On most weekend night's small groups of club members have been gathering at the Observatory. K. C. Lobrecht and Rod Gallagher have been working on their Lunar Observing Certificate so they are usually there even during moonlit weekends. Craig Davis usually joins them. On Saturday, July 27th for instance, I joined a group of 8 members who found comfortable viewing conditions atop "Old Breezy". While enjoying the numerous sights in Sagittarius and environs, we also enjoyed passes of the International Space Station and Iridium Satellite Flares. After enjoying a moonrise in the East at 11pm, it was time to pack up and go home.

And now I would like to thank two of our members for their recent contributions. Craig Davis donated a pair of end covers for our 16" Observatory Telescope. Craig's parents made them. He has also installed some battery-powered red lights along the dark area of the staircase. John Land has contributed his time and effort to locate new Insurance for our Club that will save us a considerable sum of money. Insurance has been our biggest expense and the reduction should put us on solid ground financially.
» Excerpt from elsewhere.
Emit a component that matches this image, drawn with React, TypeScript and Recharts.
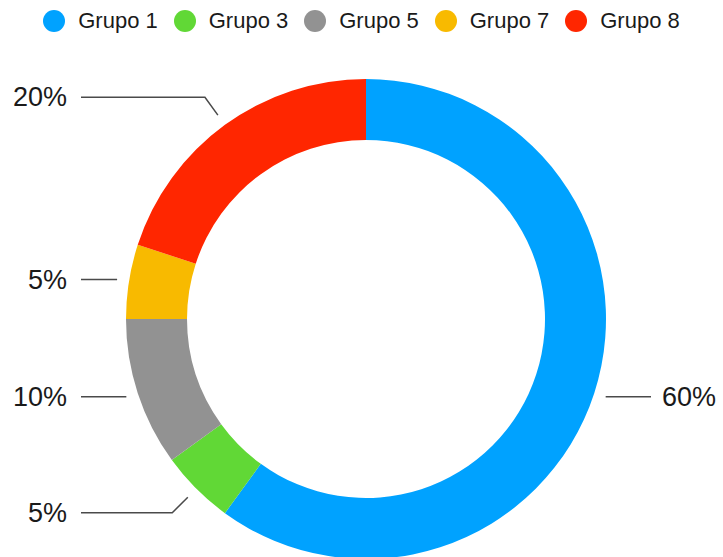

Thanks for your contributions fellows.

Well, I hope to see a big turnout on August 9th. New members; we will be glad to give you help with new equipment or with identifying and finding celestial objects. One recommendation, if you need help with equipment, please come up early and setup while it's still light. It's easier to get familiar with your equipment when we can see it.

And finally everyone, don't drink the water from the observatory sink or even use it to make coffee. Okmulgee County says it is not potable at present. You may want to bring your own water although we may have several gallon bottles on hand.

See Ya!

Schedule of Events

Tentatively scheduled dates below are bracketed with question marks. The number of persons expected is in parenthesis.



08-08-02 Thu 07:45 Sheridan Rd Baptist Ch (20)
08-09-02 Fri 07:30 Club Star Party and Picnic Meeting (50)
08-12-02 Mon 08:00 Perseid Meteor Shower
08-16-02 Fri 07:45 Tulsa Bicycle Club (will camp)
08-17-02 Sat ??:?? Tulsa Bicycle Club (will camp)


09-06-02 Fri 07:00 Club Star Party



09-29-02 to 10-06-02 Okie-Tex Star Party
(At Camp Billy Joe, Black Mesa, OK)

Gerry Andries

Take the Astronomy Club Challenge

During the month of August, Taco Bell is having a contest to “Spot The Spork” in the sky to advertise their new bowl menus. It features a mosaic composite of a starfield. By identifying the “Spork” and sending in the entry you can win $1500. You can pick up an entry at any TACO BELL or Download one at

For the Astronomy Club Challenge, see if you can identify all or parts of EIGHT constellations, Three Star Clusters, Two Galaxies, Three Hydrogen emission regions and one eclipsing binary. As an added bonus when are all these constellations in the sky during August?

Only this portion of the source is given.